Provided records:
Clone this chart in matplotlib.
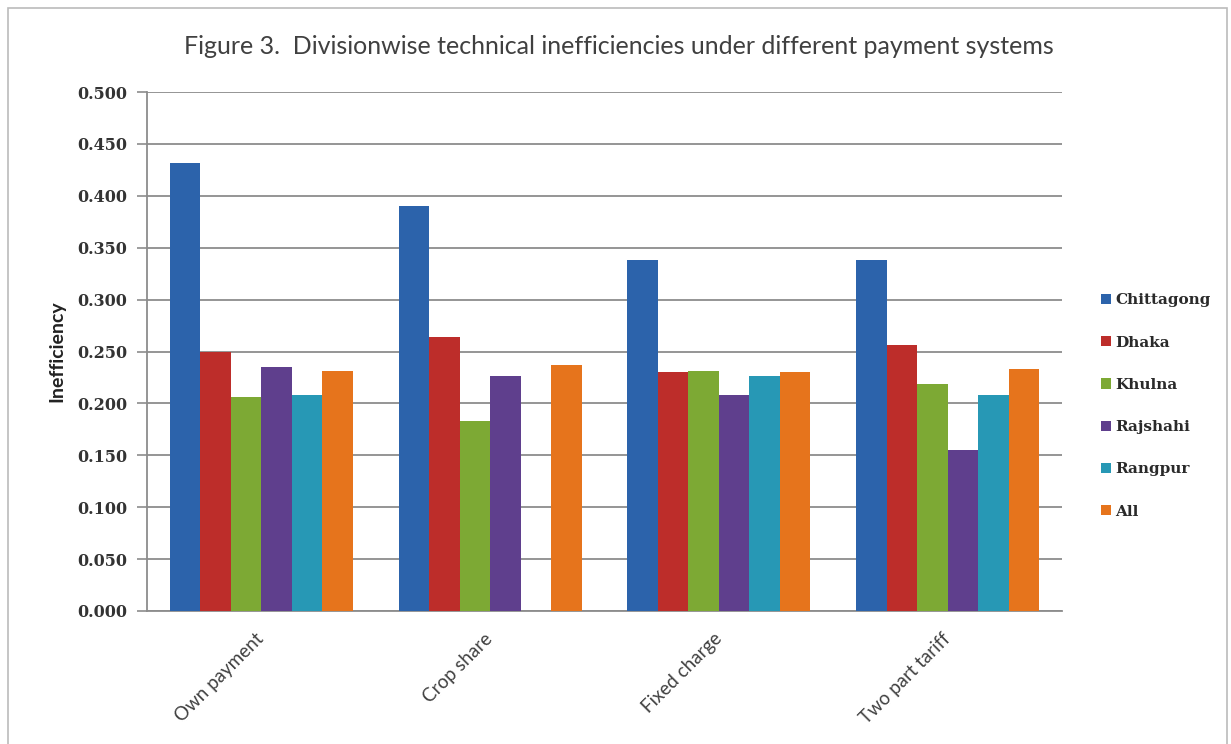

...

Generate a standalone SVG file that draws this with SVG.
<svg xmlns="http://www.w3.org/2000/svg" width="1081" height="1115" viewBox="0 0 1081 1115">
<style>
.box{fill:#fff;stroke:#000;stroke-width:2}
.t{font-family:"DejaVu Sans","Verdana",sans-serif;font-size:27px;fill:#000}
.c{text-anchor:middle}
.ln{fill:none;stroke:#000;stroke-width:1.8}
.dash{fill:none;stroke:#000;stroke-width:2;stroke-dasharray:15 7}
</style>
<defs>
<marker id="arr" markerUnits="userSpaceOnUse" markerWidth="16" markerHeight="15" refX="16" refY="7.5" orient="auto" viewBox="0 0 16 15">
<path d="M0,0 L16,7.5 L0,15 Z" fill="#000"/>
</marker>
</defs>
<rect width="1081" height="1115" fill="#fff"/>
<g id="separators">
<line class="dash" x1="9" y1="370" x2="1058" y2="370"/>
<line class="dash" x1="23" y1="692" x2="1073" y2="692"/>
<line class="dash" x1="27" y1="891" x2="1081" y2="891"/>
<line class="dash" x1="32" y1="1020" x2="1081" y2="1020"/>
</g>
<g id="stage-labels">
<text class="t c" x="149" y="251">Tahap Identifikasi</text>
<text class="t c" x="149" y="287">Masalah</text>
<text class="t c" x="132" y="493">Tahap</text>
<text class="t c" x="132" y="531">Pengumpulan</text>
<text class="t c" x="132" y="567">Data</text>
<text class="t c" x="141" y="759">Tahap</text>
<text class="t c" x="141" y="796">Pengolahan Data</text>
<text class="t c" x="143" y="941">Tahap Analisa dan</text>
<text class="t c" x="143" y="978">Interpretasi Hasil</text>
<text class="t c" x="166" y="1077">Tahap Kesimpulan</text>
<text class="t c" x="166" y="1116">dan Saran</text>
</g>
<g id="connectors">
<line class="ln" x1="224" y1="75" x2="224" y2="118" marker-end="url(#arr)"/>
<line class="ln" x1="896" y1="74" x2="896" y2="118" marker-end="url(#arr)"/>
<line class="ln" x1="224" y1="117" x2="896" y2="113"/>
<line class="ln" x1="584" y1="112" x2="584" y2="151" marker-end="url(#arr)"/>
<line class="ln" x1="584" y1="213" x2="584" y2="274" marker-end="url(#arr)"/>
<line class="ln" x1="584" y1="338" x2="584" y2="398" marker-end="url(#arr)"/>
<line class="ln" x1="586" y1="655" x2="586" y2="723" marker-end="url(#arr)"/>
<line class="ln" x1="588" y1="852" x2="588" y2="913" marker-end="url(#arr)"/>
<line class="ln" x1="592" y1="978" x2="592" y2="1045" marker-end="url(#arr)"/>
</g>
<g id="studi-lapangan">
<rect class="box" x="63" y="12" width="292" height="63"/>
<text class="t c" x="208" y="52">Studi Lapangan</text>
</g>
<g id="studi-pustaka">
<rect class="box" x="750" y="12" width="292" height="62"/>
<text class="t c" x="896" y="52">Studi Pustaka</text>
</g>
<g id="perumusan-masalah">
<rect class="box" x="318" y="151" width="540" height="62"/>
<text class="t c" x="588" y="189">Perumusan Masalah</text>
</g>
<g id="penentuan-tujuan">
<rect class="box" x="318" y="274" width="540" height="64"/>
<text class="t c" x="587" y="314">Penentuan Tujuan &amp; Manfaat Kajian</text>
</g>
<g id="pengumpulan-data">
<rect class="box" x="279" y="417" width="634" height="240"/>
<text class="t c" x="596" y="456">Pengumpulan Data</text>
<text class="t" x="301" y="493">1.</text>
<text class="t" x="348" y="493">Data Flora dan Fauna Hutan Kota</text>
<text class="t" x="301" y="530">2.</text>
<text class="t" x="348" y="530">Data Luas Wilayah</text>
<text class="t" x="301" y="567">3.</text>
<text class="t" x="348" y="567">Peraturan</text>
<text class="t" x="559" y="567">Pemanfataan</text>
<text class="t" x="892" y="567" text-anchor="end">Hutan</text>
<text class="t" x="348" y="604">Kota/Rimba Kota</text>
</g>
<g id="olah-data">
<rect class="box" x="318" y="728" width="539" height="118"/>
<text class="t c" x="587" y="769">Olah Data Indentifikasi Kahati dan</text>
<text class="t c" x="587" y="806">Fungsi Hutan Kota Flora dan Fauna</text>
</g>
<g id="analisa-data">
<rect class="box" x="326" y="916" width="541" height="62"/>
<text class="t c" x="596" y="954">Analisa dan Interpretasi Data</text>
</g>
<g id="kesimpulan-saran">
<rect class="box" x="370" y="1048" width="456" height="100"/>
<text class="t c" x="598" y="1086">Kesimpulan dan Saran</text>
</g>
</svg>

---

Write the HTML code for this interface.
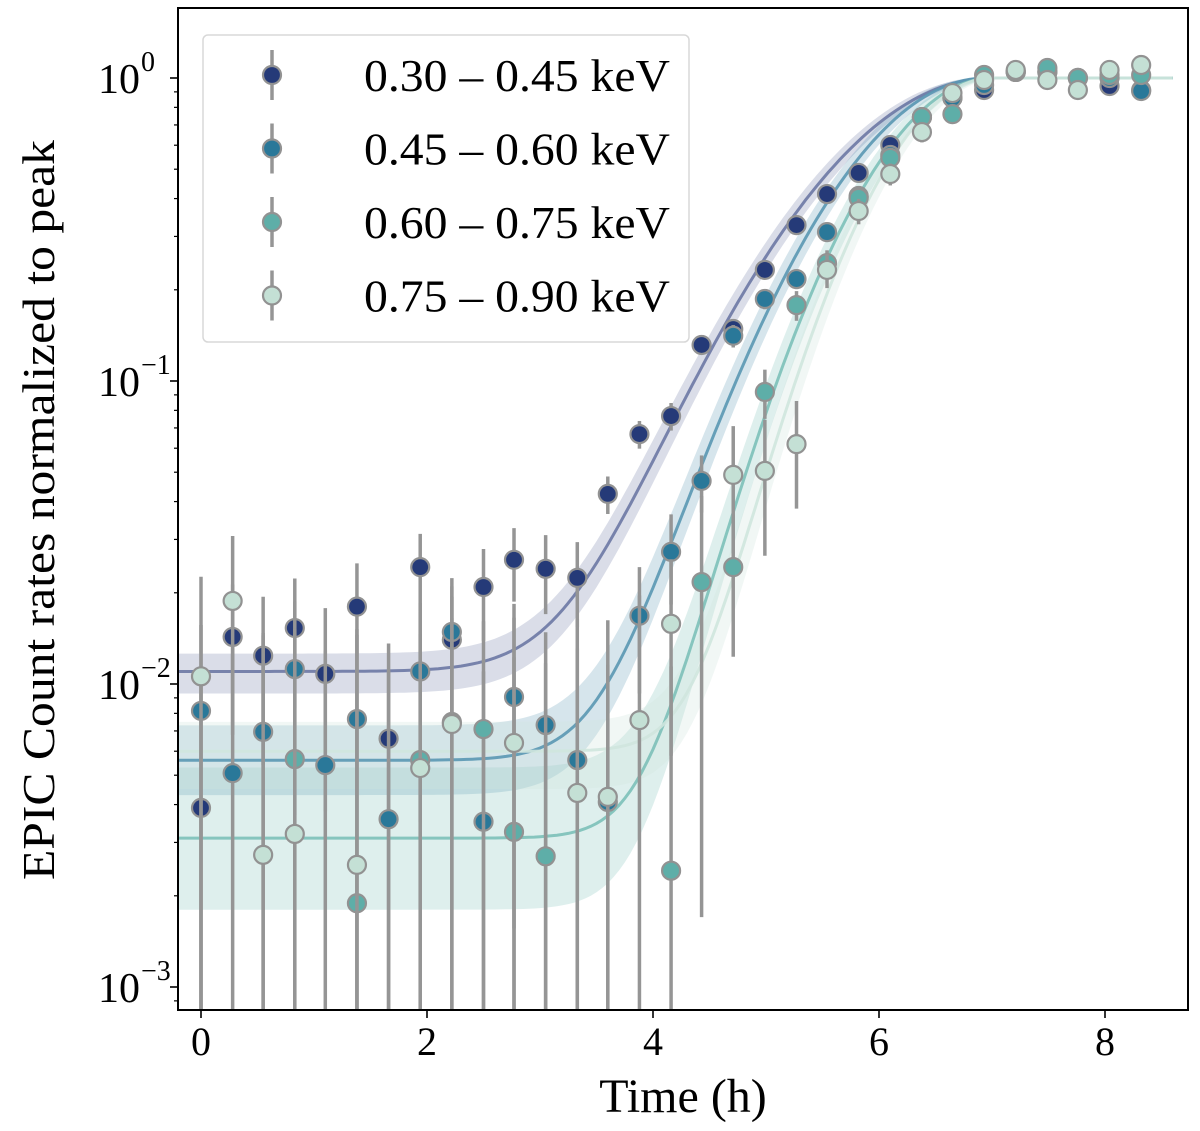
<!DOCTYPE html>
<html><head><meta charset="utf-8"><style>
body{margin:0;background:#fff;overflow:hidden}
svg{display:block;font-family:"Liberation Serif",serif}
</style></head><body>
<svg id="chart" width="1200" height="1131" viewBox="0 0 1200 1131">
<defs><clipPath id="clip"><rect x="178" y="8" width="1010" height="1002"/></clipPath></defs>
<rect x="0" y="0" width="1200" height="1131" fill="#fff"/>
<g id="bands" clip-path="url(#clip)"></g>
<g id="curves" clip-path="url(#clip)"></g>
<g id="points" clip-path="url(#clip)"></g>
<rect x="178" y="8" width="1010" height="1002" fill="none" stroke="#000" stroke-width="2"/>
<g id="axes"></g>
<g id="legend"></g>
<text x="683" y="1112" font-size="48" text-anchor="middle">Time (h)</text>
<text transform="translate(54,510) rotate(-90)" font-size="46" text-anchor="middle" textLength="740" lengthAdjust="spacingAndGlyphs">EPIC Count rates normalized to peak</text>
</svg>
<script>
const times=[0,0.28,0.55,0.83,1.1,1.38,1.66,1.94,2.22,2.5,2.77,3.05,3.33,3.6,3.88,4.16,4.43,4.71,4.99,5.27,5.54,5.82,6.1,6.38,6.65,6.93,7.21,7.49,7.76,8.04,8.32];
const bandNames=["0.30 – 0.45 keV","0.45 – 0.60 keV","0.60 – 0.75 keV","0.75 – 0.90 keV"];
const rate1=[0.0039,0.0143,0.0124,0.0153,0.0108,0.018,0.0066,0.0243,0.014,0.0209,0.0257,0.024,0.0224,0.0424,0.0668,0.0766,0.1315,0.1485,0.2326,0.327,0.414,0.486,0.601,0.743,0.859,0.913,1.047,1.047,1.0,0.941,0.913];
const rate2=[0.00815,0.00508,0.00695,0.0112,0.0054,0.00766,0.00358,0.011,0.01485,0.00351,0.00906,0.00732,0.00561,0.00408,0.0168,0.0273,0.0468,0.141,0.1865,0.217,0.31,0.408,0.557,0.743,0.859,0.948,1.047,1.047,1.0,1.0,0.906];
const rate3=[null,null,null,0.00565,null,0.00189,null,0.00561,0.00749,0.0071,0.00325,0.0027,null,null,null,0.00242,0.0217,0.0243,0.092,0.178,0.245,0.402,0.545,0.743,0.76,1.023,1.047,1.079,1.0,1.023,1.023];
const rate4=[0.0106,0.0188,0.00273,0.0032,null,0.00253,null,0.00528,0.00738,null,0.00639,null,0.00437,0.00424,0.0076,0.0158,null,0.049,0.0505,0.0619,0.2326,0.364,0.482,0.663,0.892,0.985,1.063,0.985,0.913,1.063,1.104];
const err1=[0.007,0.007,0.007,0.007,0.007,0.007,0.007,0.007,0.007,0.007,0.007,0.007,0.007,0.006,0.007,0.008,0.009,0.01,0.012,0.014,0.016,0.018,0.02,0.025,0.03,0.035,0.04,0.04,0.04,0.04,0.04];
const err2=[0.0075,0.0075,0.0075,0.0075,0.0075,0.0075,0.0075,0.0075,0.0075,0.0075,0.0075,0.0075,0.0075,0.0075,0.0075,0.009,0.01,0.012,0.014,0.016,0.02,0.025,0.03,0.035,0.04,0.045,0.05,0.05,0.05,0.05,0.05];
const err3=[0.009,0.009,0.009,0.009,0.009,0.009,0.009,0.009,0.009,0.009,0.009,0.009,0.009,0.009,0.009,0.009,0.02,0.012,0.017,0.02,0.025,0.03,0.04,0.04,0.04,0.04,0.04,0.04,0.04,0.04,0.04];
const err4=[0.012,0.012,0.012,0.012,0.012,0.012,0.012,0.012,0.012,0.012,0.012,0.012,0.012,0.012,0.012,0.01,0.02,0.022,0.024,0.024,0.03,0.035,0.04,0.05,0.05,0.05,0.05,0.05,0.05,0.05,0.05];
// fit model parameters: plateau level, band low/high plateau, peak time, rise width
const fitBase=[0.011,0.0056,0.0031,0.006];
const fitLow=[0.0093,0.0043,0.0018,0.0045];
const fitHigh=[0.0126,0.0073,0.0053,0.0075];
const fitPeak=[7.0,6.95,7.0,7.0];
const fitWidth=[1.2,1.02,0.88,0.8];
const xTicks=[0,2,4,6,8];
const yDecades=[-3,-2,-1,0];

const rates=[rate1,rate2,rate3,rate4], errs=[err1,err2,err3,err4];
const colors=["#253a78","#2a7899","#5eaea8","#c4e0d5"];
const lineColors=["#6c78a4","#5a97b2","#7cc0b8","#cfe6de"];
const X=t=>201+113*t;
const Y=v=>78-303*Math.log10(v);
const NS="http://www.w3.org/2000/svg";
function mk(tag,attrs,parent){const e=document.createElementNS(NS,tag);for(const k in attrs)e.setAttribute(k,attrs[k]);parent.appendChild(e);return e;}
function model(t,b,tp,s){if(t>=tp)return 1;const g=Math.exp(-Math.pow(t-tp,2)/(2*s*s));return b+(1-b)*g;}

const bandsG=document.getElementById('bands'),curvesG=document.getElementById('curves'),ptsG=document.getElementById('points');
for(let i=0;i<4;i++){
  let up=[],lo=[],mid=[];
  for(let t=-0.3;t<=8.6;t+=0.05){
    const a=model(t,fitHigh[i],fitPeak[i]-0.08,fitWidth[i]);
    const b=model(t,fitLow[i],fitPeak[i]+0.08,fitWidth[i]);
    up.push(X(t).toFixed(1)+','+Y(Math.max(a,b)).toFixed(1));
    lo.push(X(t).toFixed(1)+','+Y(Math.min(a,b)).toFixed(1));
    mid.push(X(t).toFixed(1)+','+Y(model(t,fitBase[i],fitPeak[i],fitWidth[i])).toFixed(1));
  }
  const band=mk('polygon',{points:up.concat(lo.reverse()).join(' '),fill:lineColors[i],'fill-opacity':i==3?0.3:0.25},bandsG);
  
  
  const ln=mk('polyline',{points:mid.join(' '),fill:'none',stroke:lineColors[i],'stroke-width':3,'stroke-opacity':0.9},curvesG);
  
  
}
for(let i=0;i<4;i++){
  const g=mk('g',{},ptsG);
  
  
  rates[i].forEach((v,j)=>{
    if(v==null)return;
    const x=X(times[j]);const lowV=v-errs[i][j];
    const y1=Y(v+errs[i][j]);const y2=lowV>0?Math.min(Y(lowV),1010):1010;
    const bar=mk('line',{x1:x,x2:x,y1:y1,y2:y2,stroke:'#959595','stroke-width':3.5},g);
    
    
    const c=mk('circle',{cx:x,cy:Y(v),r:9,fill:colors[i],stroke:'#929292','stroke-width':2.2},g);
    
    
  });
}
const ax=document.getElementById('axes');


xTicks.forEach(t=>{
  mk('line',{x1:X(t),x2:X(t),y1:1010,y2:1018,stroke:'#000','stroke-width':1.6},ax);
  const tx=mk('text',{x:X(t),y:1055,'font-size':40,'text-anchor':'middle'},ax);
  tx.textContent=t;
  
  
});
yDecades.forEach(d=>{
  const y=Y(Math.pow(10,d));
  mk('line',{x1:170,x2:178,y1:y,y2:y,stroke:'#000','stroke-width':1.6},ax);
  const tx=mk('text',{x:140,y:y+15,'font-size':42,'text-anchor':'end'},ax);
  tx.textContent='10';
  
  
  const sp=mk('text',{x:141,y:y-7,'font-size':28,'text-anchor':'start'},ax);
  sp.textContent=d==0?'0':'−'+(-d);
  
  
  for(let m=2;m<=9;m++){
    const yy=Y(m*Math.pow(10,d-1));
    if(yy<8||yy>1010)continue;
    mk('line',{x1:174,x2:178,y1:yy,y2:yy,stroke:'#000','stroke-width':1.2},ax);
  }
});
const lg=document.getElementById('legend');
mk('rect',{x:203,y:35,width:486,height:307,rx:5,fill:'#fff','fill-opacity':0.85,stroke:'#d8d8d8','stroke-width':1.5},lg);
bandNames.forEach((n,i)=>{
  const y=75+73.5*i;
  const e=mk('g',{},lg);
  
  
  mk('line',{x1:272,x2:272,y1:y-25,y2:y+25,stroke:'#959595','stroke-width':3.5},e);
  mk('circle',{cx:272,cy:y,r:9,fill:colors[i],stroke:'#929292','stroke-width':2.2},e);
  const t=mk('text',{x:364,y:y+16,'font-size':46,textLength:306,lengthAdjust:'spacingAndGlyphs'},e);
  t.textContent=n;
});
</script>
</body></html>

Request:
Check each line of the data above for the word "this" and say how many lines contain it, giving nothing besides the number.

Solution below:
3